Une "zone de sécurité" ("safe harbour") plus limitée pour les entreprises munies de faibles parts de marché

Spotlight
15 septembre 2014

Le 25 juin 2014 la Commission européenne a adopté la version révisée de la "Communication de minimis". La Commission confirme que les accords entre entreprises ayant de faibles parts de marché ne doivent pas être examinés au regard des règles de concurrence. Néanmoins, compte tenu de l'évolution de la jurisprudence de la Cour de justice, les accords qui comprennent une restriction par objet ne tombent plus en dehors du champ d'application des règles de concurrence.

Les règles de concurrence interdisent les accords qui ont pour objet ou pour effet de restreindre "sensiblement" le jeu de la concurrence. Dans la "Communication de minimis", la Commission précise les accords qui ne sont pas capables de restreindre sensiblement la concurrence et qui tombent par conséquent en dehors du champ d'application des règles de concurrence ("zone de sécurité") :

  • les accords entre des concurrents (existants ou potentiels) dont les parts de marché cumulées ne dépassent pas 10% sur chacun des marchés en cause affectés par lesdits accords, et 
  • les accords entre non concurrents dont les parts de marché ne dépassent pas 15% sur chacun des marchés en cause affectés.

La Commission confirme qu'elle n'engagera pas de procédure vis-à-vis des accords couverts par la "zone de sécurité". En outre, la Commission n'infligera pas d'amende aux entreprises qui estiment de bonne foi que les seuils de part de marché ne sont pas dépassés. La Communication n'est pas contraignante vis-à-vis des autorités nationales de concurrence et des cours nationales. Il s'ensuit que des accords couverts par la "zone de sécurité" peuvent en principe encore faire l'objet de procédures sur la base du droit national de la concurrence.

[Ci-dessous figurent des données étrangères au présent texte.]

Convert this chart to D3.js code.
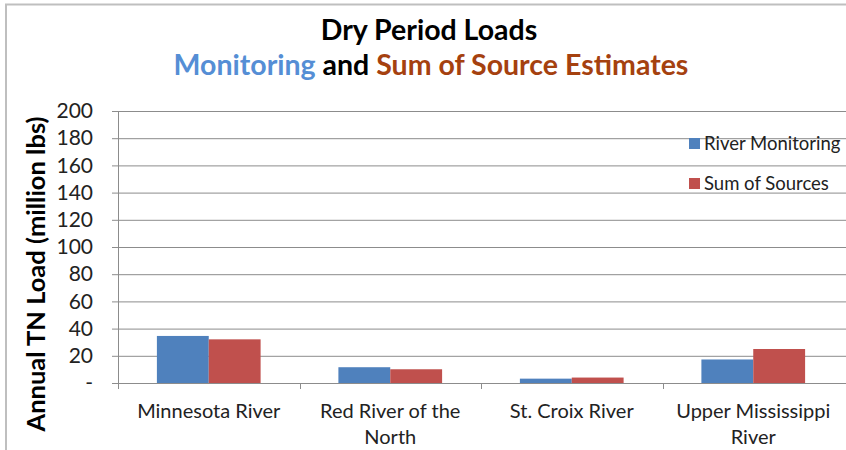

Dans l'arrêt Expedia du 13 décembre 2012 (C-226/11) la Cour de justice a jugé qu'un accord ayant un objet anticoncurrentiel constitue, par sa nature et indépendamment de tout effet concret de celui-ci, une restriction sensible du jeu de la concurrence. En conséquence, la Communication de minimis précise que les restrictions par objet ne peuvent plus bénéficier de la "zone de sécurité". La nouvelle Communication précise aussi que les restrictions caractérisées couvertes par des exemptions par catégorie (actuelles ou futures) doivent être considérées comme des restrictions par objet.

La Communication est accompagnée d'un document de travail des services de la Commission qui liste les restrictions par objet sur la base de la jurisprudence des juridictions européennes et de la pratique décisionnelle de la Commission. La liste n'est pas exhaustive et il n'est pas exclu que la Commission constate d'autres restrictions par objet.

Le fait que des restrictions par objet contenues dans des accords passés entre des entreprises ayant des parts de marché faibles ne soient plus exclues du champ d'application des règles de concurrence ne signifie pas nécessairement qu'elles soient interdites. Cela étant, l'exclusion des restrictions par objet de la "zone de sécurité" augmentera l'insécurité juridique, ce d'autant plus qu'un nombre croissant d'arrangements sont qualifiés de restrictions par objet.